«Nakhdiou ala roumouz annidham assabik, hal kilma ma armazha» (Eliminer les symboles de l’ancien régime, vraiment que des sornettes!). C’est ainsi que Béji Caïd Essebsi, Premier ministre, a désigné, avec l’humour noir qui le distingue, les actes et pratiques infondés et inexpliqués dont il a été témoin depuis qu’il a été désigné à son poste. «Si nous allons suivre ce raisonnement, nous ferons passer 3 millions de Tunisiens pour des symboles de l’ancien régime alors que dans un jeu d’échec, la plupart des pièces sont les pions…».

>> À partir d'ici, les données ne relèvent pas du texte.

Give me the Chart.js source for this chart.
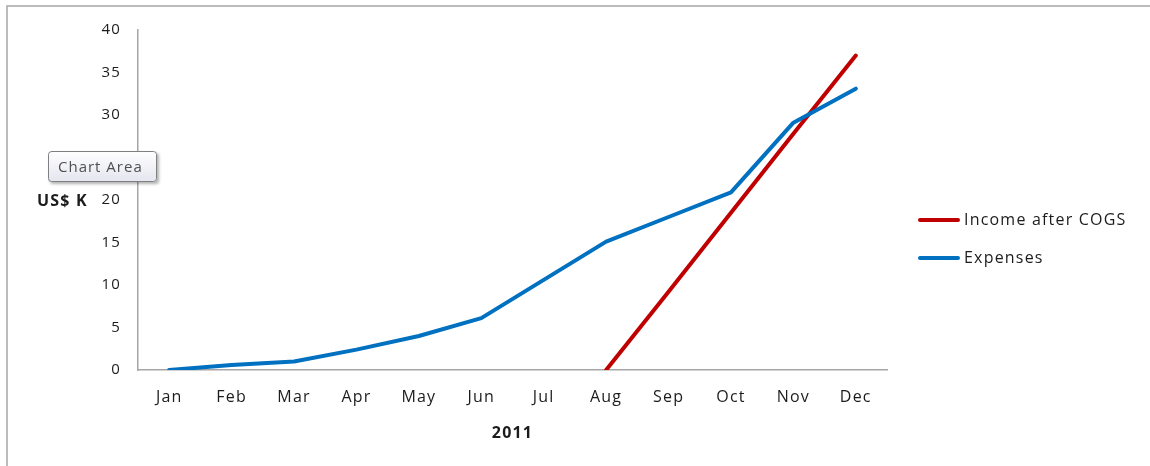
<!DOCTYPE html>
<html>
<head>
<meta charset="utf-8">
<title>Income vs Expenses 2011</title>
<script src="https://cdn.jsdelivr.net/npm/chart.js@4.4.1/dist/chart.umd.min.js"></script>
<style>
  html, body { margin: 0; padding: 0; background: #ffffff; }
  #wrap { position: relative; width: 1150px; height: 466px; }
</style>
</head>
<body>
<div id="wrap"><canvas id="chart"></canvas></div>
<script>
// Monthly figures for 2011, in thousands of US dollars
const months = ['Jan', 'Feb', 'Mar', 'Apr', 'May', 'Jun', 'Jul', 'Aug', 'Sep', 'Oct', 'Nov', 'Dec'];
const incomeAfterCogs = [null, null, null, null, null, null, null, 0, 9.2, 18.5, 27.8, 37];
const expenses = [0, 0.6, 1, 2.4, 4, 6.1, 10.6, 15.1, 18, 20.9, 29.1, 33.1];
const seriesNames = ['Income after COGS', 'Expenses'];
const yTickValues = [0, 5, 10, 15, 20, 25, 30, 35, 40];
const xTitle = '2011';
const yTitle = 'US$ K';
const hoverLabel = 'Chart Area';

const FONT = '"Open Sans", Lato, sans-serif';
const TEXT = '#1c1c1c';
const AXIS = '#a6a6a6';

// White page with the thin grey frame on the left and top edges
const framePlugin = {
  id: 'frame',
  beforeDraw(chart) {
    const ctx = chart.ctx;
    ctx.save();
    ctx.fillStyle = '#ffffff';
    ctx.fillRect(0, 0, chart.width, chart.height);
    ctx.strokeStyle = '#a6a6a6';
    ctx.lineWidth = 1.5;
    ctx.beginPath();
    ctx.moveTo(7, chart.height);
    ctx.lineTo(7, 6);
    ctx.lineTo(chart.width, 6);
    ctx.stroke();
    ctx.restore();
    // slightly open tracking for all chart text
    ctx.letterSpacing = '1.2px';
  }
};

// Horizontal value-axis caption, right-hand legend and the "Chart Area" hover box
const decorPlugin = {
  id: 'decor',
  afterDraw(chart) {
    const ctx = chart.ctx;
    const area = chart.chartArea;
    ctx.save();

    // value axis caption, level with the middle of the plot
    ctx.font = 'bold 16px ' + FONT;
    ctx.fillStyle = TEXT;
    ctx.textAlign = 'left';
    ctx.textBaseline = 'middle';
    ctx.fillText(yTitle, 37, (area.top + area.bottom) / 2 + 1);

    // legend: line sample followed by series name
    const lx = area.right + 31;
    chart.data.datasets.forEach((ds, i) => {
      const y = 220 + i * 38;
      ctx.strokeStyle = ds.borderColor;
      ctx.lineWidth = 4;
      ctx.lineCap = 'round';
      ctx.beginPath();
      ctx.moveTo(lx + 2, y);
      ctx.lineTo(lx + 40, y);
      ctx.stroke();
      ctx.font = '16px ' + FONT;
      ctx.fillStyle = TEXT;
      ctx.fillText(ds.label, lx + 46, y);
    });

    // hover box
    const bx = 48, by = 151, bw = 109, bh = 31, r = 3;
    ctx.save();
    ctx.shadowColor = 'rgba(0,0,0,0.30)';
    ctx.shadowBlur = 3;
    ctx.shadowOffsetX = 2;
    ctx.shadowOffsetY = 2;
    const grad = ctx.createLinearGradient(0, by, 0, by + bh);
    grad.addColorStop(0, '#ffffff');
    grad.addColorStop(1, '#e4e5ee');
    ctx.fillStyle = grad;
    ctx.beginPath();
    ctx.roundRect(bx, by, bw, bh, r);
    ctx.fill();
    ctx.restore();
    ctx.strokeStyle = '#808080';
    ctx.lineWidth = 1;
    ctx.beginPath();
    ctx.roundRect(bx + 0.5, by + 0.5, bw - 1, bh - 1, r);
    ctx.stroke();
    ctx.letterSpacing = '1px';
    ctx.font = '15px ' + FONT;
    ctx.fillStyle = '#505050';
    ctx.textBaseline = 'middle';
    ctx.fillText(hoverLabel, bx + 10, by + bh / 2 + 1);

    ctx.restore();
  }
};

new Chart(document.getElementById('chart'), {
  type: 'line',
  data: {
    labels: months,
    datasets: [
      {
        label: seriesNames[0],
        data: incomeAfterCogs,
        borderColor: '#c00000',
        backgroundColor: '#c00000',
        order: 1
      },
      {
        label: seriesNames[1],
        data: expenses,
        borderColor: '#0070c0',
        backgroundColor: '#0070c0',
        order: 0
      }
    ]
  },
  options: {
    responsive: true,
    maintainAspectRatio: false,
    animation: false,
    layout: { padding: { top: 30, right: 263, bottom: 0, left: 0 } },
    elements: {
      line: { borderWidth: 4, tension: 0, borderCapStyle: 'round', borderJoinStyle: 'round' },
      point: { radius: 0, hoverRadius: 0 }
    },
    plugins: {
      legend: { display: false },
      tooltip: { enabled: false }
    },
    events: [],
    scales: {
      x: {
        offset: true,
        grid: { display: false, drawTicks: false },
        border: { display: true, color: AXIS, width: 1.5 },
        ticks: { color: TEXT, font: { family: FONT, size: 16 }, padding: 18, maxRotation: 0, autoSkip: false },
        title: {
          display: true, text: xTitle, color: TEXT,
          font: { family: FONT, size: 16, weight: 'bold' },
          padding: { top: 0, bottom: 23 }
        },
        afterFit(scale) { scale.height = 96; }
      },
      y: {
        min: 0,
        max: 40,
        grid: { display: false, drawTicks: false },
        border: { display: true, color: AXIS, width: 1.5 },
        ticks: { color: TEXT, font: { family: FONT, size: 15 }, padding: 17 },
        afterBuildTicks(scale) { scale.ticks = yTickValues.map(v => ({ value: v })); },
        afterFit(scale) { scale.width = 138; }
      }
    }
  },
  plugins: [framePlugin, decorPlugin]
});
</script>
</body>
</html>
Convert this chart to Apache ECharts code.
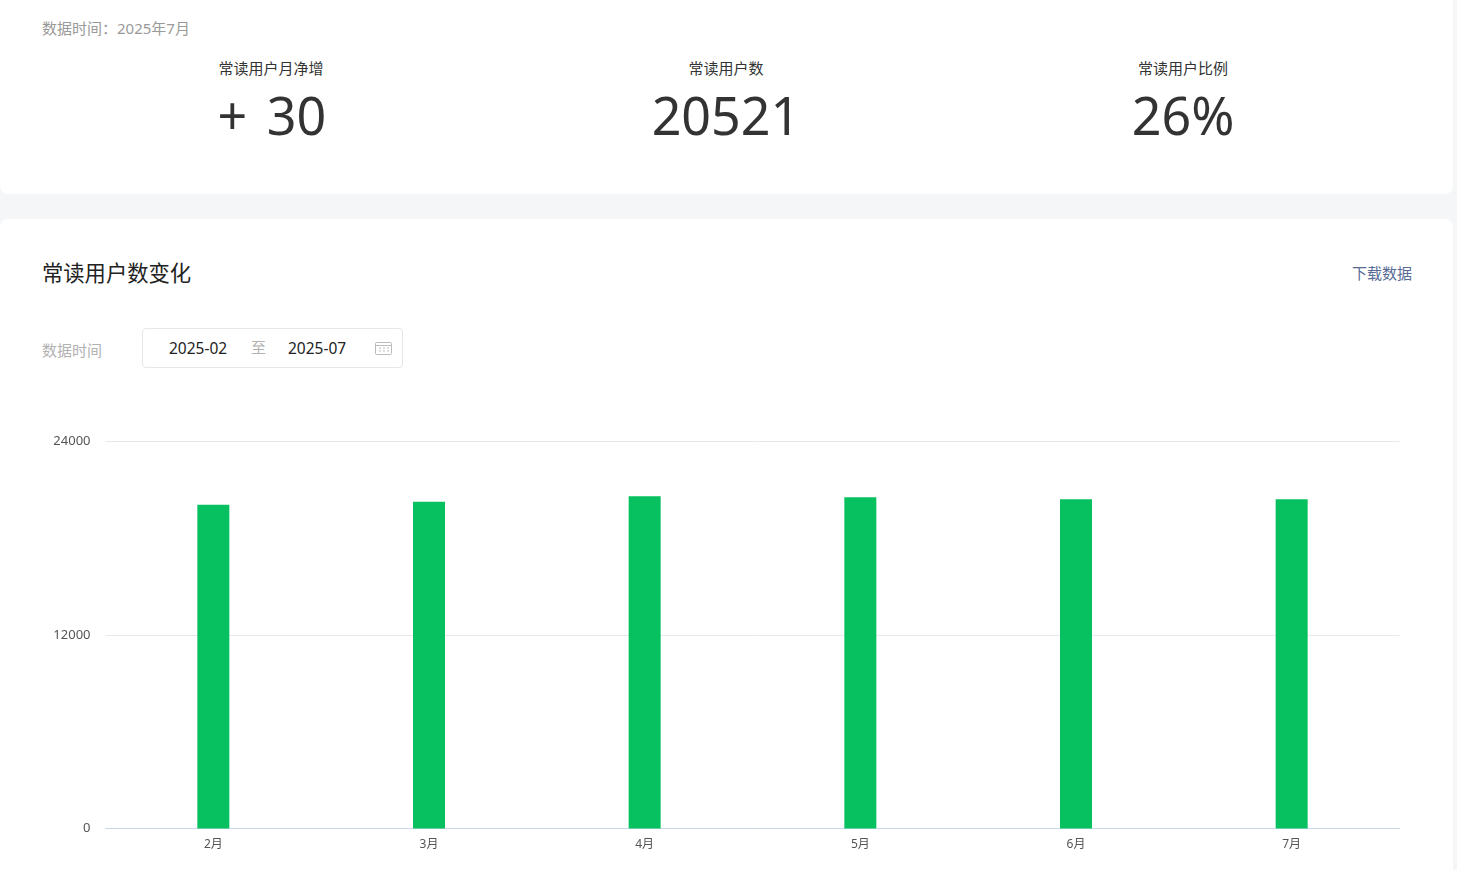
<!DOCTYPE html>
<html>
<head>
<meta charset="utf-8">
<title>常读用户数变化</title>
<script src="https://cdn.jsdelivr.net/npm/echarts@6/dist/echarts.min.js"></script>
<style>
  html, body { margin: 0; height: 100%; overflow: hidden; background: #f5f6f8; }
  body { position: relative; width: 1457px; height: 870px; font-family: "Noto Sans", "Noto Sans CJK SC", sans-serif; }
  .card { position: absolute; left: 0; width: 1453px; background: #fff; border-radius: 8px; }
  .abs { position: absolute; white-space: nowrap; line-height: 1; }
  .kpi-label { width: 300px; text-align: center; font-size: 15px; color: #333; top: 61px; }
  .kpi-value { width: 300px; text-align: center; font-size: 52px; color: #333; top: 89px; word-spacing: 6px; }
  .date-box { position: absolute; left: 142px; top: 328px; width: 259px; height: 38px; border: 1px solid #e7e7eb; border-radius: 4px; }
  #chart { position: absolute; left: 0; top: 400px; width: 1453px; height: 470px; }
</style>
</head>
<body>
<div class="card" style="top:-10px;height:204px"></div>
<div class="card" style="top:219px;height:660px"></div>

<div class="abs" style="left:42px;top:21px;font-size:15px;color:#9a9a9a">数据时间：2025年7月</div>
<div id="kpis"></div>

<div class="abs" style="left:42px;top:262px;font-size:21.3px;color:#222">常读用户数变化</div>
<div class="abs" style="left:1352px;top:266px;font-size:15px;color:#576b95">下载数据</div>

<div class="abs" style="left:42px;top:343px;font-size:15px;color:#b2b2b2">数据时间</div>
<div class="date-box"></div>
<div class="abs" style="left:169px;top:341px;font-size:15.5px;color:#222">2025-02</div>
<div class="abs" style="left:251px;top:340px;font-size:15px;color:#b2b2b2">至</div>
<div class="abs" style="left:288px;top:341px;font-size:15.5px;color:#222">2025-07</div>
<svg class="abs" style="left:375px;top:341px" width="17" height="14" viewBox="0 0 17 14">
  <rect x="0.5" y="1.5" width="16" height="12" rx="1" fill="none" stroke="#bbb"/>
  <path d="M0.5 4.5H16.5" stroke="#bbb"/>
  <path d="M4 7h2M8 7h2M12 7h2M4 10h2M8 10h2M12 10h2" stroke="#bbb"/>
</svg>

<div id="chart"></div>

<script>
const kpiLabels = ['常读用户月净增', '常读用户数', '常读用户比例'];
const kpiValues = ['+ 30', '20521', '26%'];
const kpiCenters = [272, 726, 1183];

const months = ['2月', '3月', '4月', '5月', '6月', '7月'];
const readers = [20070, 20260, 20610, 20550, 20425, 20425];
const yTicks = [0, 12000, 24000];

document.getElementById('kpis').innerHTML = kpiLabels.map(function (label, i) {
    const left = kpiCenters[i] - 150;
    return '<div class="abs kpi-label" style="left:' + (i === 0 ? left - 1 : left) + 'px">' + label + '</div>' +
        '<div class="abs kpi-value" style="left:' + left + 'px">' + kpiValues[i] + '</div>';
}).join('');

const chart = echarts.init(document.getElementById('chart'));
chart.setOption({
    animation: false,
    textStyle: {fontFamily: '"Noto Sans", "Noto Sans CJK SC", sans-serif'},
    grid: {left: 105.5, right: 53.5, top: 41.5, bottom: 41.5},
    xAxis: {
        type: 'category',
        data: months,
        axisTick: {show: false},
        axisLine: {lineStyle: {color: '#ccd6eb', width: 1}},
        axisLabel: {color: '#555', fontSize: 12, margin: 10}
    },
    yAxis: {
        type: 'value',
        min: yTicks[0],
        max: yTicks[2],
        interval: yTicks[1],
        axisLine: {show: false},
        axisTick: {show: false},
        axisLabel: {
            color: '#555',
            fontSize: 13,
            margin: 15,
            padding: [2, 0, 0, 0],
            formatter: function (v) {
                return String(v);
            }
        },
        splitLine: {lineStyle: {color: '#e6e8ec', width: 1}}
    },
    series: [
        {
            name: '常读用户数',
            type: 'bar',
            data: readers,
            barWidth: 32,
            itemStyle: {color: '#07c160'}
        }
    ]
});
window.addEventListener('resize', function () {
    chart.resize();
});
</script>
</body>
</html>
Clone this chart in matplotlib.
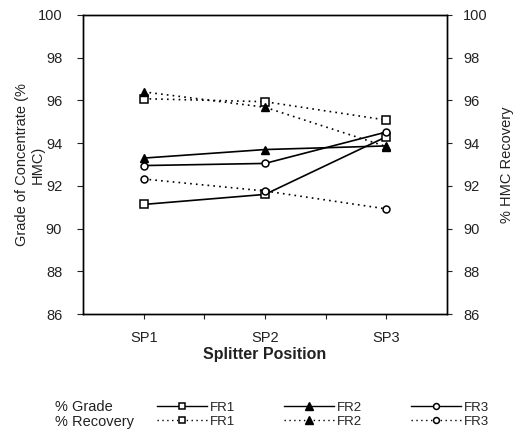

C’était à l’occasion du Forum organisé vendredi 8 avril à l’IACE (Institut arabe des chefs d’entreprise) en présence des ministres des Finances, du Développement régional, de l’Industrie, de l’Emploi et des Affaires sociales.
Les revendications insensées qui fusent de toutes parts expriment en fait le désarroi dans lequel vit une grande partie de la population ces derniers mois. Des fois, elles sont légitimes, d’autres déplacées. A titre d’exemple, une manifestation à la Kasbah pour ramener les corps noyés en pleine mer de jeunes clandestins (harragas). D’autres Tunisiens, rentrant de Libye, veulent avoir des indemnités, indemnités programmées dans le cadre du programme gouvernemental. Une autre manifestation a eu pour conséquence d’incendier un poste de police parce qu’un jeune s’est immolé après une querelle avec ses parents, et comble du ridicule, des terres agricoles louées par l’Etat ont été occupées par des contestataires. Sans oublier les chômeurs qui bloquent l’entrée d’entreprises ou d’usines, aux employés sous prétexte d’avoir un emploi.
Conséquence: tout le monde se retrouve dans la rue, car pour éviter les incidents qui peuvent survenir, les autorités finissent par ordonner la fermeture de l’entreprise. Il paraît qu’il y en a même qui ont revendiqué «une indemnité de la Révolution»!
Après la révolution, le pays s’est retrouvé devant un grand nombre de «défenseurs de la révolution, qui ont poussé comme des champignons». «La révolution qui n’a pas été encadrée et qui n’a été guidée par personne, a été à l’origine de la chute d’un régime oppressif qui a exploité sans merci les ressources du pays et a privé le peuple de sa dignité», a rappelé M. Caïd Essebsi: «Le gouvernement que je préside existe depuis un mois 2 jours. Et lorsque nous en avions pris les rennes, le pays était à genoux. Des entreprises incendiées ou fermées et une croissance de 0%, le chômage avait atteint 600.000 dont 140.000 diplômés du supérieur conjugué à une débâcle sécuritaire et un branle-bas médiatique. Ceux qui ont réellement fait la révolution ont accordé leur confiance à ce gouvernement et nous nous devions de respecter leur volonté».
Pour surmonter la crise, il a été décidé de compter tout d’abord sur les ressources propres du pays: «nous avons d’ailleurs refusé plusieurs aides étrangères».
Le programme d’investissement et de création de projets dans les régions a été le fait de d’entrepreneurs tunisiens volontaires. Il a été décidé de créer au plus vite des postes d’emplois pour 60.000 jeunes, dont 20.000 dans la fonction publique, 20.000 dans l’armée et la police nationale et 20.000 dans le secteur privé.
Le risque est qu’avec les débordements que vit le pays de part et d’autre, le secteur privé n’arrive pas à caser son quota de 20.000 demandeurs d’emplois: «Si les entreprises tunisiennes souffrent et résistent, les entreprises étrangères veulent partir». D’où l’importance d’assurer la sécurité et la stabilité au plus tôt tout en observant des améliorations notables de ce point de vue à l’échelle nationale.
Mais ce qu’il ne faut pas perdre de vue, c’est que le gouvernement n’est pas le seul responsable de la réalisation des objectifs de la révolution, tous les Tunisiens sont concernés: «Nous sommes conscients que la manipulation existe, la majorité est, il est vrai “silencieuse“, mais elle n’est pas inerte, donc nous devons tous agir pour faire sortir le pays de ce cercle vicieux».